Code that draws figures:

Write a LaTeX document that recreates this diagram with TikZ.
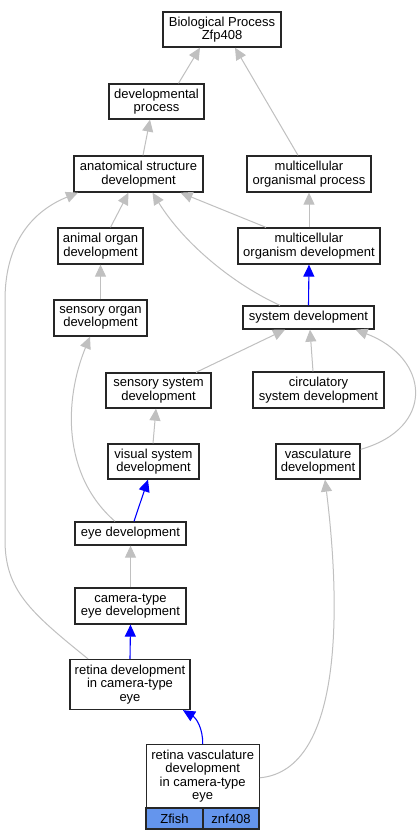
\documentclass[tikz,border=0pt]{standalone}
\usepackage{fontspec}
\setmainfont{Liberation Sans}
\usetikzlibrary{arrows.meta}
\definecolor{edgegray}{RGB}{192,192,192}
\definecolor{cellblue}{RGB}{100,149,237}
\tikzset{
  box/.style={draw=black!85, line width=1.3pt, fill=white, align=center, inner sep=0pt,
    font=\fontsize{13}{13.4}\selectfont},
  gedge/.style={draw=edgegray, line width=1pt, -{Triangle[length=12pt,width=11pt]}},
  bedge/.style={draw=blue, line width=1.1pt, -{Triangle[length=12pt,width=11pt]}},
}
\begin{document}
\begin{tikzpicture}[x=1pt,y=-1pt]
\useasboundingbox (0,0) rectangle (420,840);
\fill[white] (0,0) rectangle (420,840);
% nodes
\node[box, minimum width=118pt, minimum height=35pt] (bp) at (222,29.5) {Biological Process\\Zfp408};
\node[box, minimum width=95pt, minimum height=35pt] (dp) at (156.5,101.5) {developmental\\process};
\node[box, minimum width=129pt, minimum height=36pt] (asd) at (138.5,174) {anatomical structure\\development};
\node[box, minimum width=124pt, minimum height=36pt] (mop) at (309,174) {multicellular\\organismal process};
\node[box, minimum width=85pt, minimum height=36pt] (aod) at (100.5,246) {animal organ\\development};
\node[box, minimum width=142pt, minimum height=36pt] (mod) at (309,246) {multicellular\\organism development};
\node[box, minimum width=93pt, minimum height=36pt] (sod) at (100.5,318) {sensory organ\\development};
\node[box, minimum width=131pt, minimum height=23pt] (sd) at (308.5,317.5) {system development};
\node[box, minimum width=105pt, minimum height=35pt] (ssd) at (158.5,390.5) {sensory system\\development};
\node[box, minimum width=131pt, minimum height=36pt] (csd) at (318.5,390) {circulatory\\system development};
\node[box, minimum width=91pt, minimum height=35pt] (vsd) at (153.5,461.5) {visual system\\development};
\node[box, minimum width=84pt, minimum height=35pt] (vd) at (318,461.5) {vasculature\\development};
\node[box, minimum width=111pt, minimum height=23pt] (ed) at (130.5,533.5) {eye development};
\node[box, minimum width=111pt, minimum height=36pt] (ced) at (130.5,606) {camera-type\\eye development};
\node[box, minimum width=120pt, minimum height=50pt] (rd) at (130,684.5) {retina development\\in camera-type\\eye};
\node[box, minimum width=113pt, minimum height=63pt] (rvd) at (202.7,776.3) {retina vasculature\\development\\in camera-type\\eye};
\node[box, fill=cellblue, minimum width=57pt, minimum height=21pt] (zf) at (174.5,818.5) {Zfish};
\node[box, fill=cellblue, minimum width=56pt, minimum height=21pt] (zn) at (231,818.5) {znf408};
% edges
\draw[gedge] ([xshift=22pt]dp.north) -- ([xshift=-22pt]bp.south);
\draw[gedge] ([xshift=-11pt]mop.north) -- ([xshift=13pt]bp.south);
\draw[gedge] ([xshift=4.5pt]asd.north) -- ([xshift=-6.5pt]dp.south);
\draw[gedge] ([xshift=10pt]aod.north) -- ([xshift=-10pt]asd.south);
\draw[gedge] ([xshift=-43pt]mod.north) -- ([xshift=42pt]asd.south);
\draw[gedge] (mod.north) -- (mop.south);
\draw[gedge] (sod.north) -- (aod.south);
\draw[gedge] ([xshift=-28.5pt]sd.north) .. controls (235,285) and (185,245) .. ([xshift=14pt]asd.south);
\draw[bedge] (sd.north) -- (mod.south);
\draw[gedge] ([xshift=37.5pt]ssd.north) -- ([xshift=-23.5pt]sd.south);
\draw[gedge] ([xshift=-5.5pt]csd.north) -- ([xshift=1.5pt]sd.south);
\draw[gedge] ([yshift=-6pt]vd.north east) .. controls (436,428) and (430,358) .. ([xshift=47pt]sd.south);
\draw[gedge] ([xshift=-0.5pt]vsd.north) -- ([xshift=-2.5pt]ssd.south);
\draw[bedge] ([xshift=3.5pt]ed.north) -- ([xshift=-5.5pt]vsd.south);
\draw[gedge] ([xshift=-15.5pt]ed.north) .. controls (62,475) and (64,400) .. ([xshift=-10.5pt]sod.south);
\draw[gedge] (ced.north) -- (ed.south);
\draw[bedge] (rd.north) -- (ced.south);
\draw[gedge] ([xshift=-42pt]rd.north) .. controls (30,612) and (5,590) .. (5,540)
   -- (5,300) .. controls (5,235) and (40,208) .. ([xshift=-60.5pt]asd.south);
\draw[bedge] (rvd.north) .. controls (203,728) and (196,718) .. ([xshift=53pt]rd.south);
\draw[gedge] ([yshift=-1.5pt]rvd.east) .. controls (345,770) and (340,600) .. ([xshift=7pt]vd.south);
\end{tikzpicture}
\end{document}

--

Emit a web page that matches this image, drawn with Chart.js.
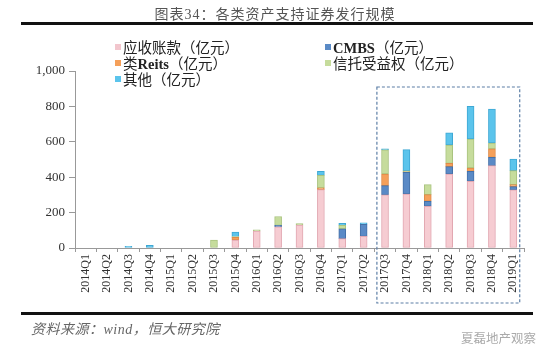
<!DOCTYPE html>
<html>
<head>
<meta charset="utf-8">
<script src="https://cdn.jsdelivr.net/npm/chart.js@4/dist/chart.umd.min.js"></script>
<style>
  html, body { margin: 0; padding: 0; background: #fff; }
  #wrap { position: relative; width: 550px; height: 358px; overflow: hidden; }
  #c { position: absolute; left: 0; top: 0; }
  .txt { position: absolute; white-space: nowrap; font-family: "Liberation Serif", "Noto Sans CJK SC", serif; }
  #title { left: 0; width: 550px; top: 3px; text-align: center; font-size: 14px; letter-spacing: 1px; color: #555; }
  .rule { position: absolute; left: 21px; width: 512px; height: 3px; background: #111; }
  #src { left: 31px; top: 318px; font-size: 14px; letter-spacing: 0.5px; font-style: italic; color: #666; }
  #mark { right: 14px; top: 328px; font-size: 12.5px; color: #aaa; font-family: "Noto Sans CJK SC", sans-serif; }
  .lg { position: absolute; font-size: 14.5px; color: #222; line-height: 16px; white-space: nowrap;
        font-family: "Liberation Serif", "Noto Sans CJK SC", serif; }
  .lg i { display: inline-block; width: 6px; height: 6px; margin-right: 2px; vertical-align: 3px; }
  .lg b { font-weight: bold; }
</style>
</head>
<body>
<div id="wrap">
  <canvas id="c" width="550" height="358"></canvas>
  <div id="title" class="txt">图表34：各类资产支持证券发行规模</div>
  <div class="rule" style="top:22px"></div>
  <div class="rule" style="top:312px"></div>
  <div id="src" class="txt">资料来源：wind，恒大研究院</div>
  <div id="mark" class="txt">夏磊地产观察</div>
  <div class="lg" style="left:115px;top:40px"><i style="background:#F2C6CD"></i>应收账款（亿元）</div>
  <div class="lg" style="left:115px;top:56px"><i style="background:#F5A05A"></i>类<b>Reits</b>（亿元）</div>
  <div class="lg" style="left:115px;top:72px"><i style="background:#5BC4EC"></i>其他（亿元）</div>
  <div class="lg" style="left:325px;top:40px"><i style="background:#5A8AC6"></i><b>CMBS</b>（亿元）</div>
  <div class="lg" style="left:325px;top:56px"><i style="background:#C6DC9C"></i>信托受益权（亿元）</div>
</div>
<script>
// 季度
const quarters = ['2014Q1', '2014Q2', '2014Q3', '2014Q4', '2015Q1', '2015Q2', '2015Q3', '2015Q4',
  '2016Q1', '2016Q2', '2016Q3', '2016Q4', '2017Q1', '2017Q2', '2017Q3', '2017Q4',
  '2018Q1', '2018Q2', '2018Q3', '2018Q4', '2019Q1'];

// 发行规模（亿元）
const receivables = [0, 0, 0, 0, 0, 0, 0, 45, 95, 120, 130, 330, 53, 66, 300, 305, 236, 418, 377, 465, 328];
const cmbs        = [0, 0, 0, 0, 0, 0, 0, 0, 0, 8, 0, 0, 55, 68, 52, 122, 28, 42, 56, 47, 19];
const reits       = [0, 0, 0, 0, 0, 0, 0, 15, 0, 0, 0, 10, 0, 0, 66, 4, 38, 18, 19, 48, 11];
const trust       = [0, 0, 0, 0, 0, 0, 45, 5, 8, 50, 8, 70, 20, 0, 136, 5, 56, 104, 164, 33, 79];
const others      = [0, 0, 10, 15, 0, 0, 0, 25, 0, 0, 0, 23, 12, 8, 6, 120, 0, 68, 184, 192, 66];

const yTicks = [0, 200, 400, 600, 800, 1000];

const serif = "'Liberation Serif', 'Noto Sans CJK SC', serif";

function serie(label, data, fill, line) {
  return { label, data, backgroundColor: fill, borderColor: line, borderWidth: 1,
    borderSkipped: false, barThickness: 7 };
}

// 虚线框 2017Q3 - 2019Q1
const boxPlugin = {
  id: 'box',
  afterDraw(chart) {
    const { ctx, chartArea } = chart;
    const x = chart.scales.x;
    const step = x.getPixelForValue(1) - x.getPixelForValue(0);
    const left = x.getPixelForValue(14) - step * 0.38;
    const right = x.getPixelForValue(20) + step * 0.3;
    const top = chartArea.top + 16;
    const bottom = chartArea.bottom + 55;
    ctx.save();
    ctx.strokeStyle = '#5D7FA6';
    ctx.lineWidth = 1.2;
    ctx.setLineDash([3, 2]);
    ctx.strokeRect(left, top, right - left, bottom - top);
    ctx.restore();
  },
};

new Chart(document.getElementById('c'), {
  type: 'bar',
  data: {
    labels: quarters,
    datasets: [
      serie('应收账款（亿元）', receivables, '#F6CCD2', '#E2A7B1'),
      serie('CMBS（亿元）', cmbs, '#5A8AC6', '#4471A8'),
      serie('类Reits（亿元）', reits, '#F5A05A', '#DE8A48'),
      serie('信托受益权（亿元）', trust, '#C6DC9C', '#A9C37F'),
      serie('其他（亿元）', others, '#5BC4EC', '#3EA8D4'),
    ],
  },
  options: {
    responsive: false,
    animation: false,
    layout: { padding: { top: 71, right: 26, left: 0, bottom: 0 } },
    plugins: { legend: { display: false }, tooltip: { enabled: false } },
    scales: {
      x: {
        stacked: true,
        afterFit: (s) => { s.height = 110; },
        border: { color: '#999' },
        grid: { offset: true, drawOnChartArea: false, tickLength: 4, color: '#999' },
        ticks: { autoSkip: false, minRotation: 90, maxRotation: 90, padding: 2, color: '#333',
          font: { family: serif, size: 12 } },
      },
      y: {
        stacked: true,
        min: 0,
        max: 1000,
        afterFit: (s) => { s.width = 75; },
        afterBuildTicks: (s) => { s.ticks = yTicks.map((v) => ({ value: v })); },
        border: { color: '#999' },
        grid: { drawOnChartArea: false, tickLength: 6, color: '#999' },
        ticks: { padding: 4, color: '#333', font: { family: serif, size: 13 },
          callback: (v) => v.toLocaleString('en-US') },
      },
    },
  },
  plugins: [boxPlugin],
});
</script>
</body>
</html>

==

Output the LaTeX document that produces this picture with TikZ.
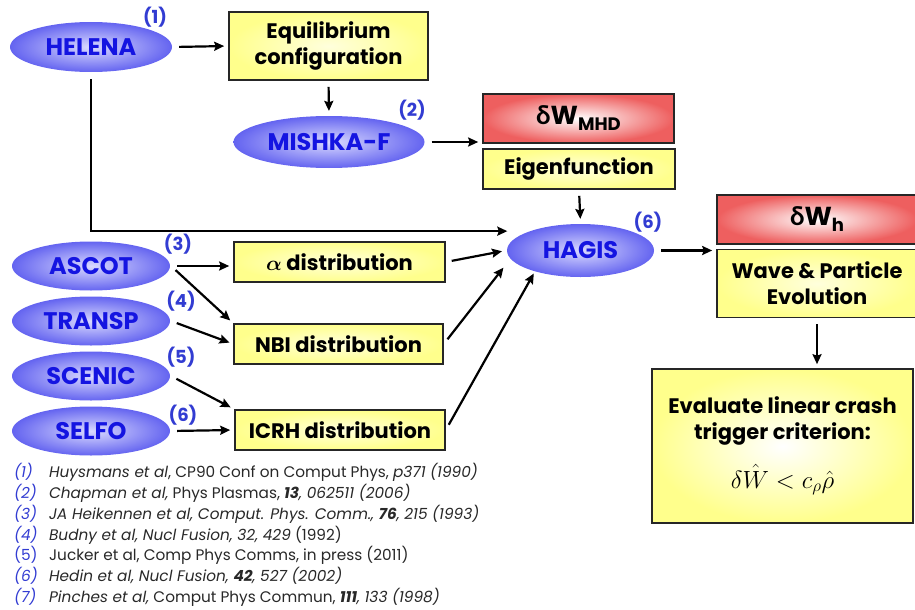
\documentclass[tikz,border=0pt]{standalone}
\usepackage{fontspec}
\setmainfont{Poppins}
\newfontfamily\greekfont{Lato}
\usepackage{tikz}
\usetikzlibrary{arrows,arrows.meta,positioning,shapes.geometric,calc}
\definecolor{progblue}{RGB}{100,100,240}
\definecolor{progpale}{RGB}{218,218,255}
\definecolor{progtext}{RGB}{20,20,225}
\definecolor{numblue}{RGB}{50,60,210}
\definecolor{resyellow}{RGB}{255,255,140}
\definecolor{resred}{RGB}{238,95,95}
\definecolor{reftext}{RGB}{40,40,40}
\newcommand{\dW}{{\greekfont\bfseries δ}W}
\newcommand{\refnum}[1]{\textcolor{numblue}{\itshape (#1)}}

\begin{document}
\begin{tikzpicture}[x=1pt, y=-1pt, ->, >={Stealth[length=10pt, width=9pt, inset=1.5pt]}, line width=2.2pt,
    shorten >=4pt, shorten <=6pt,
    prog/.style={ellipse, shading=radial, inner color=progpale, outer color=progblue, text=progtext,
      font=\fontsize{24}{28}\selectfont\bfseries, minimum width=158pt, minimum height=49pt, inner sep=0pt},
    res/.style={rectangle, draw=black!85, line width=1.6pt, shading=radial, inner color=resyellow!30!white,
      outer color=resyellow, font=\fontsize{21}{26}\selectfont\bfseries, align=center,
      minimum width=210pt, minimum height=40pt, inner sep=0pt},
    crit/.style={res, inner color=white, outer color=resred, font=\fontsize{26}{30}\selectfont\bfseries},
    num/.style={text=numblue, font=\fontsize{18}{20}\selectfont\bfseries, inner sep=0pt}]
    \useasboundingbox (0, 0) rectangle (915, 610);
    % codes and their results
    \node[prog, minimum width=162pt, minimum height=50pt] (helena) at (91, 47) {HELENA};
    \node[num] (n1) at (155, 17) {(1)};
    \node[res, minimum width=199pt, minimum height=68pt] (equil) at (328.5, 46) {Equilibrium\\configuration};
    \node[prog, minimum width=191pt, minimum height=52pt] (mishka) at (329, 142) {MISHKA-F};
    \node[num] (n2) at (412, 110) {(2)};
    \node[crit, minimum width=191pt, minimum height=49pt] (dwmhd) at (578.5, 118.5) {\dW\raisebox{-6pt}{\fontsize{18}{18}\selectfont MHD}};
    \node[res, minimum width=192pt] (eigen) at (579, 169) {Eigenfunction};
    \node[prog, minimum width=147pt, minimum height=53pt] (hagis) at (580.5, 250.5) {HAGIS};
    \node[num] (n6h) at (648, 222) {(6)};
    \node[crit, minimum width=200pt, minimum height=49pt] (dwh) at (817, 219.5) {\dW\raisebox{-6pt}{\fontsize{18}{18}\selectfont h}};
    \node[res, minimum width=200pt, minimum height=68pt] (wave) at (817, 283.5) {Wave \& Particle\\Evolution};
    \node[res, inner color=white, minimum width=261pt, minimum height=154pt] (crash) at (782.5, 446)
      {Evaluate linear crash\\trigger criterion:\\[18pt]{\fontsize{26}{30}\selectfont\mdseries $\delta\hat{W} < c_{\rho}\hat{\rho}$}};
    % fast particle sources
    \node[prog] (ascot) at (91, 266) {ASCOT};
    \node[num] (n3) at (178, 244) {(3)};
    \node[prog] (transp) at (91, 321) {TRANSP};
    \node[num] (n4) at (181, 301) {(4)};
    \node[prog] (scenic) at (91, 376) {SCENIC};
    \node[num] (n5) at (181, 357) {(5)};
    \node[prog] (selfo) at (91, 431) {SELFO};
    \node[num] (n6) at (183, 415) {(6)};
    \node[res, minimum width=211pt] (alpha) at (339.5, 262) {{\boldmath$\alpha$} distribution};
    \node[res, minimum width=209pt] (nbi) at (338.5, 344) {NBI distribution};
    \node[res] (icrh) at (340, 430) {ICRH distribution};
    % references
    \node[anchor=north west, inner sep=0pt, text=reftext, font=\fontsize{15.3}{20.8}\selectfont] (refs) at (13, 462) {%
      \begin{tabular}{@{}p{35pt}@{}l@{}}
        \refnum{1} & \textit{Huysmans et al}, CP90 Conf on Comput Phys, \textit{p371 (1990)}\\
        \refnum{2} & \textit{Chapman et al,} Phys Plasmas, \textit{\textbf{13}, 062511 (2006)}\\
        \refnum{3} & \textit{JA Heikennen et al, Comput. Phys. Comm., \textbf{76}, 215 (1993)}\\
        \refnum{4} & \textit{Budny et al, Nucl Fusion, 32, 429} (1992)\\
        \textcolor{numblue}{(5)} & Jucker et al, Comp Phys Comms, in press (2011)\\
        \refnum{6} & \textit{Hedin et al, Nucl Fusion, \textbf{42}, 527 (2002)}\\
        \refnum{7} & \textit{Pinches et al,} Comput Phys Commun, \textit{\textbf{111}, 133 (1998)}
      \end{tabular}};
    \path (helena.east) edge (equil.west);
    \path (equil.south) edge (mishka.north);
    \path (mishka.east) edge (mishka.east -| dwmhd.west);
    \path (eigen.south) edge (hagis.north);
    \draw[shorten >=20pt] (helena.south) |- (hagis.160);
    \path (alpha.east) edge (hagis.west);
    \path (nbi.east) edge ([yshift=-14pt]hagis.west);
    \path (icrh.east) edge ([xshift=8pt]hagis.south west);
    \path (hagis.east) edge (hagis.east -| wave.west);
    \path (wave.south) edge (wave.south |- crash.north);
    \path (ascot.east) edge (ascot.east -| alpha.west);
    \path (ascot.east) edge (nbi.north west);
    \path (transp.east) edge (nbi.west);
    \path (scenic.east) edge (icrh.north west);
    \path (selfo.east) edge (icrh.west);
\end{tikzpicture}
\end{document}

Problem description ::
From the records above, pick out and copy each line holding the word "LaTeX".

Response to this exercise ::
Write a LaTeX document that recreates this diagram with TikZ.
Output the LaTeX document that produces this picture with TikZ.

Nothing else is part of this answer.